Hugo Boris. Police. Grasset, 08/2016. 185 p. 17,50 €

Ils sont trois flics. Virginie, jeune maman enceinte de son collègue, qui a prévu d'avorter le lendemain, Aristide, beau parleur et amant de Virginie, et Erik, le chef d'équipe un peu tatillon et solitaire. On les appelle pour une mission inhabituelle : il s'agit d'escorter un "retenu", un étranger clandestin, jusqu'à l'aéroport Roissy-Charles de Gaulle où on le mettra dans un avion pour le reconduire dans son pays, le Tadjikistan. Au cours du trajet Virginie, complètement déstabilisée par son drame personnel, ouvre le dossier du retenu : torturé et battu à mort, il a quitté son pays à pied, espérant trouver refuge en Europe. Toutes ses convictions sont remises en cause : accomplir sa mission, c'est envoyer cet homme à une mort certaine....

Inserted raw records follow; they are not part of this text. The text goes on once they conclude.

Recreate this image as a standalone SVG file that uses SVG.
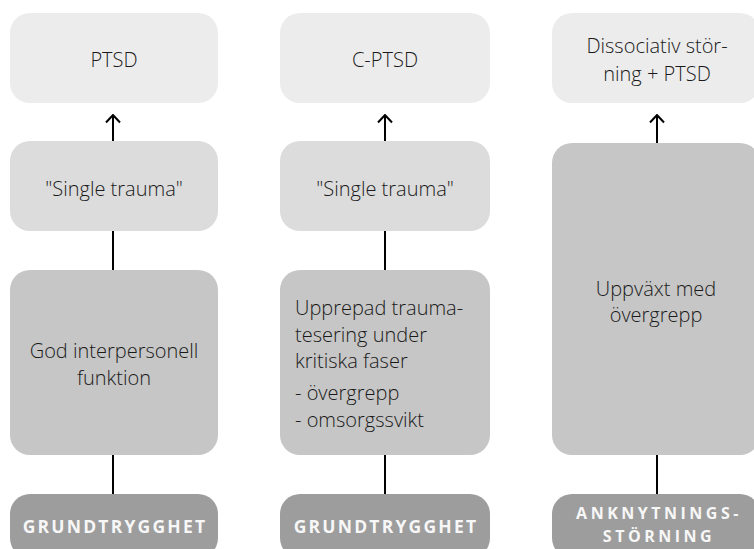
<svg xmlns="http://www.w3.org/2000/svg" width="754" height="549" viewBox="0 0 754 549">
<defs>
<style>
.t{font-family:"Open Sans","Liberation Sans",sans-serif;font-size:20px;fill:#1a1a1a;font-weight:300}
.c{text-anchor:middle}
.lab{font-family:"Open Sans","Liberation Sans",sans-serif;font-size:17.5px;font-weight:700;fill:#f7f7f7;letter-spacing:2.2px;text-anchor:middle}
.lab2{font-size:16px;letter-spacing:3.5px}
.b1{fill:#ececec}
.b2{fill:#dcdcdc}
.b3{fill:#c6c6c6}
.b4{fill:#9d9d9d}
.ln{stroke:#000;stroke-width:2;fill:none}
</style>
<marker id="ah" viewBox="0 0 10 16" refX="8.5" refY="8" markerWidth="10" markerHeight="16" markerUnits="userSpaceOnUse" orient="auto">
<path d="M1,1 L8.5,8 L1,15" fill="none" stroke="#000" stroke-width="2"/>
</marker>
</defs>
<rect width="754" height="549" fill="#fff"/>
<g id="connectors">
<line class="ln" x1="113" y1="141" x2="113" y2="115" marker-end="url(#ah)"/>
<line class="ln" x1="385" y1="141" x2="385" y2="115" marker-end="url(#ah)"/>
<line class="ln" x1="657" y1="143" x2="657" y2="115" marker-end="url(#ah)"/>
<line class="ln" x1="113" y1="231" x2="113" y2="270"/>
<line class="ln" x1="385" y1="231" x2="385" y2="270"/>
<line class="ln" x1="113" y1="455" x2="113" y2="494"/>
<line class="ln" x1="385" y1="455" x2="385" y2="494"/>
<line class="ln" x1="657" y1="455" x2="657" y2="494"/>
</g>
<g id="ptsd">
<rect class="b1" x="10" y="13" width="208" height="90" rx="20"/>
<text class="t c" x="114" y="67">PTSD</text>
</g>
<g id="cptsd">
<rect class="b1" x="280" y="13" width="210" height="90" rx="20"/>
<text class="t c" x="385" y="67">C-PTSD</text>
</g>
<g id="dissociativ">
<rect class="b1" x="552" y="13" width="208" height="90" rx="20"/>
<text class="t c" x="657" y="53">Dissociativ stör-</text>
<text class="t c" x="657" y="81">ning + PTSD</text>
</g>
<g id="single1">
<rect class="b2" x="10" y="141" width="208" height="90" rx="20"/>
<text class="t c" x="114" y="196">"Single trauma"</text>
</g>
<g id="single2">
<rect class="b2" x="280" y="141" width="210" height="90" rx="20"/>
<text class="t c" x="385" y="196">"Single trauma"</text>
</g>
<g id="god">
<rect class="b3" x="10" y="270" width="208" height="185" rx="20"/>
<text class="t c" x="114" y="358">God interpersonell</text>
<text class="t c" x="114" y="385">funktion</text>
</g>
<g id="upprepad">
<rect class="b3" x="280" y="270" width="210" height="185" rx="20"/>
<text class="t" x="295" y="315">Upprepad trauma-</text>
<text class="t" x="295" y="342">tesering under</text>
<text class="t" x="295" y="368">kritiska faser</text>
<text class="t" x="295" y="400">- övergrepp</text>
<text class="t" x="295" y="427">- omsorgssvikt</text>
</g>
<g id="uppvaxt">
<rect class="b3" x="552" y="143" width="208" height="312" rx="20"/>
<text class="t c" x="656" y="296">Uppväxt med</text>
<text class="t c" x="656" y="322">övergrepp</text>
</g>
<g id="grund1">
<rect class="b4" x="10" y="494" width="208" height="64" rx="20"/>
<text class="lab" x="115" y="533">GRUNDTRYGGHET</text>
</g>
<g id="grund2">
<rect class="b4" x="280" y="494" width="210" height="64" rx="20"/>
<text class="lab" x="386" y="533">GRUNDTRYGGHET</text>
</g>
<g id="ankn">
<rect class="b4" x="552" y="494" width="208" height="64" rx="20"/>
<text class="lab lab2" x="659" y="519">ANKNYTNINGS-</text>
<text class="lab lab2" x="659" y="542">STÖRNING</text>
</g>
</svg>
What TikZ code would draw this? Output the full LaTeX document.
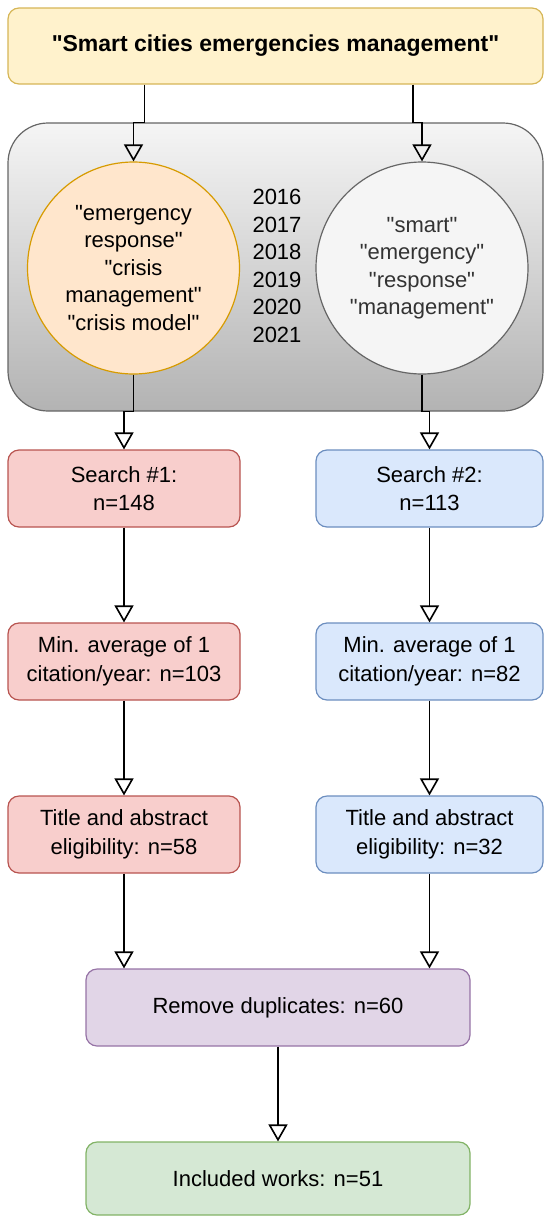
\documentclass[tikz,border=0pt]{standalone}
\usepackage{fontspec}
\setmainfont{Liberation Sans}
\newfontfamily\arial{Liberation Sans}
\usepackage{tikz}
\usetikzlibrary{arrows.meta}
\usepackage{xcolor}
\definecolor{Yf}{HTML}{fff2cc}
\definecolor{Yd}{HTML}{d6b656}
\definecolor{Of}{HTML}{ffe6cc}
\definecolor{Od}{HTML}{d79b00}
\definecolor{Gf}{HTML}{f5f5f5}
\definecolor{Gd}{HTML}{666666}
\definecolor{Gb}{HTML}{b3b3b3}
\definecolor{Gt}{HTML}{333333}
\definecolor{Rf}{HTML}{f8cecc}
\definecolor{Rd}{HTML}{b85450}
\definecolor{Bf}{HTML}{dae8fc}
\definecolor{Bd}{HTML}{6c8ebf}
\definecolor{Pf}{HTML}{e1d5e7}
\definecolor{Pd}{HTML}{9673a6}
\definecolor{Vf}{HTML}{d5e8d4}
\definecolor{Vd}{HTML}{82b366}
\tikzset{
  txt/.style={font=\arial\fontsize{22}{28.5}\selectfont, align=center},
  box/.style={txt, draw, line width=1.2pt, rounded corners=11pt, inner sep=0pt,
    minimum height=77pt},
  ring/.style={txt, draw, line width=1.2pt, circle, inner sep=0pt, minimum size=212pt,
    font=\arial\fontsize{22}{27.5}\selectfont},
  flow/.style={line width=1.6pt, -{Triangle[open, width=19pt, length=17pt]}},
}

\begin{document}
\begin{tikzpicture}[x=1pt, y=-1pt]
\useasboundingbox (0,0) rectangle (544,1216);

\def\lw{1.2pt}

% query and search terms
\node[box, fill=Yf, draw=Yd, minimum width=535pt, minimum height=76pt,
  font=\arial\fontsize{23}{28}\selectfont\bfseries] (title) at (275.5,46) {"Smart cities emergencies management"};
\node[draw=Gd, line width=\lw, rounded corners=40pt, top color=Gf, bottom color=Gb,
  minimum width=535pt, minimum height=288pt, inner sep=0pt] (cont) at (275.5,267) {};
\node[ring, fill=Of, draw=Od] (emg) at (133.5,268) {"emergency\\response"\\"crisis\\management"\\"crisis model"};
\node[ring, fill=Gf, draw=Gd, text=Gt] (kw) at (422,268) {"smart"\\"emergency"\\"response"\\"management"};
\node[txt, font=\arial\fontsize{22}{27.6}\selectfont] (years) at (277,266) {2016\\2017\\2018\\2019\\2020\\2021};

% left branch
\node[box, fill=Rf, draw=Rd, minimum width=232pt] (s1) at (124,488.5) {Search \#1:\\n=148};
\node[box, fill=Rf, draw=Rd, minimum width=232pt] (m1) at (124,661.5) {Min. average of 1\\citation/year: n=103};
\node[box, fill=Rf, draw=Rd, minimum width=232pt] (t1) at (124,834.5) {Title and abstract\\eligibility: n=58};

% right branch
\node[box, fill=Bf, draw=Bd, minimum width=227pt] (s2) at (429.5,488.5) {Search \#2:\\n=113};
\node[box, fill=Bf, draw=Bd, minimum width=227pt] (m2) at (429.5,661.5) {Min. average of 1\\citation/year: n=82};
\node[box, fill=Bf, draw=Bd, minimum width=227pt] (t2) at (429.5,834.5) {Title and abstract\\eligibility: n=32};

% merge
\node[box, fill=Pf, draw=Pd, minimum width=384pt] (rd) at (278,1007.5) {Remove duplicates: n=60};
\node[box, fill=Vf, draw=Vd, minimum width=384pt, minimum height=73pt] (inc) at (278,1178.5) {Included works: n=51};

\draw[flow] ([xshift=11pt]title.south -| emg.north) |- (cont.north -| emg.north) -- (emg.north);
\draw[flow] ([xshift=-9pt]title.south -| kw.north) |- (cont.north -| kw.north) -- (kw.north);
\draw[flow] (emg.south) |- (cont.south -| s1.north) -- (s1.north);
\draw[flow] (kw.south) |- (cont.south -| s2.north) -- (s2.north);
\draw[flow] (s1) -- (m1);
\draw[flow] (m1) -- (t1);
\draw[flow] (s2) -- (m2);
\draw[flow] (m2) -- (t2);
\draw[flow] (t1.south) -- (t1.south |- rd.north);
\draw[flow] (t2.south) -- (t2.south |- rd.north);
\draw[flow] (rd) -- (inc);

\end{tikzpicture}
\end{document}
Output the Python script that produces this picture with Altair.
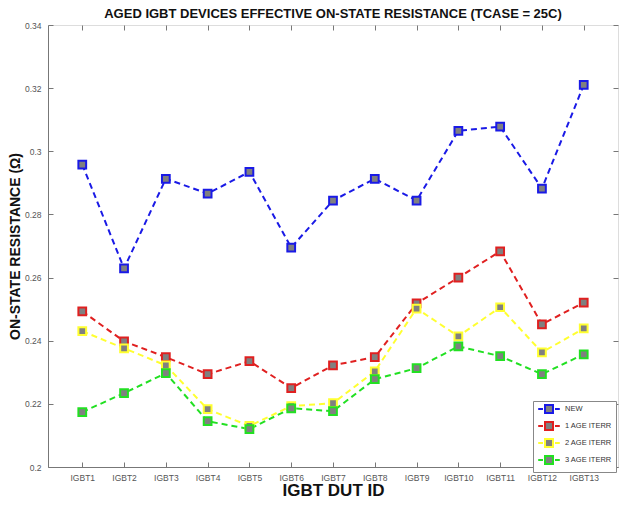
import altair as alt
import pandas as pd

devices = [f"IGBT{i}" for i in range(1, 14)]
series_names = ["NEW", "1 AGE ITERR", "2 AGE ITERR", "3 AGE ITERR"]
series_colors = ["#1a1ae6", "#e02020", "#ffff30", "#22e022"]

new_vals = [0.2958, 0.2629, 0.2913, 0.2866, 0.2935, 0.2695, 0.2844, 0.2913, 0.2844, 0.3065, 0.3078, 0.2882, 0.3210]
age1_vals = [0.2493, 0.2398, 0.2348, 0.2294, 0.2335, 0.2250, 0.2322, 0.2348, 0.2518, 0.2600, 0.2683, 0.2452, 0.2521]
age2_vals = [0.2430, 0.2376, 0.2322, 0.2183, 0.2130, 0.2193, 0.2202, 0.2303, 0.2502, 0.2414, 0.2506, 0.2363, 0.2439]
age3_vals = [0.2174, 0.2234, 0.2297, 0.2145, 0.2120, 0.2186, 0.2177, 0.2278, 0.2313, 0.2382, 0.2351, 0.2294, 0.2357]

y_ticks = [0.2, 0.22, 0.24, 0.26, 0.28, 0.3, 0.32, 0.34]

rows = []
for name, vals in zip(series_names, [new_vals, age1_vals, age2_vals, age3_vals]):
    for d, v in zip(devices, vals):
        rows.append({"device": d, "value": v, "series": name})
df = pd.DataFrame(rows)

FONT = "Liberation Sans"
TICK = "#777777"
LEGEND_SYMBOL = "M -3.6 0 H -2 M 2 0 H 3.6 M -1.33 -1.33 H 1.33 V 1.33 H -1.33 Z"

x_scale = alt.Scale(type="point", padding=0.82)
y_scale = alt.Scale(domain=[0.2, 0.34], nice=False, zero=False)
color_scale = alt.Scale(domain=series_names, range=series_colors)

x_enc = alt.X("device:N", sort=devices, scale=x_scale,
              axis=alt.Axis(title="IGBT DUT ID", labelAngle=0, labelFontSize=8.5,
                            labelColor="#555555", titleFontSize=17, titleFontWeight="bold",
                            titleColor="#111111", titlePadding=1, ticks=False,
                            domainColor=TICK, labelPadding=6))
y_enc = alt.Y("value:Q", scale=y_scale,
              axis=alt.Axis(title="ON-STATE RESISTANCE (Ω)", values=y_ticks,
                            format="~g", labelFontSize=8.5, labelColor="#555555",
                            titleFontSize=14, titleFontWeight="bold", titleColor="#111111",
                            titlePadding=2, ticks=False,
                            domainColor=TICK, grid=False, labelPadding=7))
color_enc = alt.Color("series:N", sort=series_names, scale=color_scale,
                      legend=alt.Legend(title=None, orient="none", legendX=485, legendY=376,
                                        symbolType=LEGEND_SYMBOL, symbolFillColor="#808080",
                                        symbolStrokeWidth=2, symbolSize=36,
                                        symbolOffset=8,
                                        labelFontSize=7.5, labelColor="#333333",
                                        strokeColor="#888888", fillColor="white",
                                        padding=4, rowPadding=1, labelFont=FONT,
                                        labelOffset=12))

lines = alt.Chart(df).mark_line(strokeDash=[6, 4], strokeWidth=2).encode(
    x=x_enc, y=y_enc, color=color_enc, detail="series:N")

points = alt.Chart(df).mark_point(shape="square", filled=False, size=60,
                                  strokeWidth=2, fill="#808080", fillOpacity=1, opacity=1).encode(
    x=alt.X("device:N", sort=devices, scale=x_scale, axis=None),
    y=alt.Y("value:Q", scale=y_scale, axis=None),
    stroke=alt.Stroke("series:N", sort=series_names, scale=color_scale, legend=None))

mirror_tr = alt.Chart(df).mark_point(opacity=0).encode(
    x=alt.X("device:N", sort=devices, scale=x_scale,
            axis=alt.Axis(orient="top", labels=False, title=None, domain=False,
                          tickSize=5, offset=-5, tickColor=TICK)),
    y=alt.Y("value:Q", scale=y_scale,
            axis=alt.Axis(orient="right", labels=False, title=None, domain=False,
                          values=y_ticks, tickSize=5, offset=-5,
                          tickColor=TICK, grid=False)))

mirror_bl = alt.Chart(df).mark_point(opacity=0).encode(
    x=alt.X("device:N", sort=devices, scale=x_scale,
            axis=alt.Axis(orient="bottom", labels=False, title=None, domain=False,
                          tickSize=5, offset=-5, tickColor=TICK)),
    y=alt.Y("value:Q", scale=y_scale,
            axis=alt.Axis(orient="left", labels=False, title=None, domain=False,
                          values=y_ticks, tickSize=5, offset=-5,
                          tickColor=TICK, grid=False)))

chart = alt.layer(lines, points, mirror_tr, mirror_bl).resolve_axis(
    x="independent", y="independent"
).properties(
    width=570, height=442, padding=0,
    title=alt.Title("AGED IGBT DEVICES EFFECTIVE ON-STATE RESISTANCE (TCASE = 25C)",
                    fontSize=13, fontWeight="bold", color="#111111", offset=0, font=FONT)
).configure_view(stroke=TICK, strokeWidth=1).configure_axis(
    labelFont=FONT, titleFont=FONT
).configure(background="white")

chart.save("out.html", embed_options={"renderer": "svg", "actions": False})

Belle surprise que ce roman que j'avais mis de côté avec la certitude sans fondement qu'il n'allait pas me plaire. C'est pourtant l'inverse qui s'est produit : dès les premières pages, on est séduit par le choix de l'auteur de raconter son récit uniquement au travers du prisme de chacun de ses trois personnages. C'est Virginie qui ouvre l'histoire, alors qu'elle est en plein bouleversement intime, en se rappelant des scènes terribles de son métier : "Elle a su surnager tout cela parmi les mille tâches ingrates qui forment son ordinaire, elle est allée perdre sa tranquillité d'âme dans les mauvais lieux, obligée de vivre au-dessus de l'étonnement, de tout connaître du pire de l'existence, pour un salaire à peine décent, et elle se demande toujours comment elle n'a pas les yeux sales, stupéfaite qu'ils n'aient pas conservé, dans leur profondeur, le pâle reflet de la misère." Les mots sont justes, les phrases rythmées, l'histoire terriblement réaliste, et le présent de narration ne donne pas l'effet de distanciation habituel. L'aventure personnelle de ces quatre personnages, puisqu'aux trois policiers il faut ajouter Asomidin Tohirov, cet homme tétanisé de peur qu'on ramène à la frontière et à ses tortionnaires, ne laisse pas indifférent en ce sens qu'elle pointe la logique cruelle de la loi auquel doivent obéir ces trois fonctionnaires de l'Etat que leur morale ce soir-là ne pourra que réprouver, qui vont s'élever contre l'implacable, et ne se sortiront pas indemnes de ces quelques heures tendues à la rupture.

Outre le drame épouvantable des reconduites à la frontière des "retenus" politiques, le roman donne également une vision du métier de gardien de la paix loin des clichés machistes et manichéens : ni bons ni mauvais, ces hommes et ces femmes font leur métier, et certains ne sont pas épargnés par les doutes. Au vu du nombre de personnes qu'il remercie, l'auteur a dû fournir un gros travail de documentation, ce qui contribue à donner à son récit un aspect si réaliste.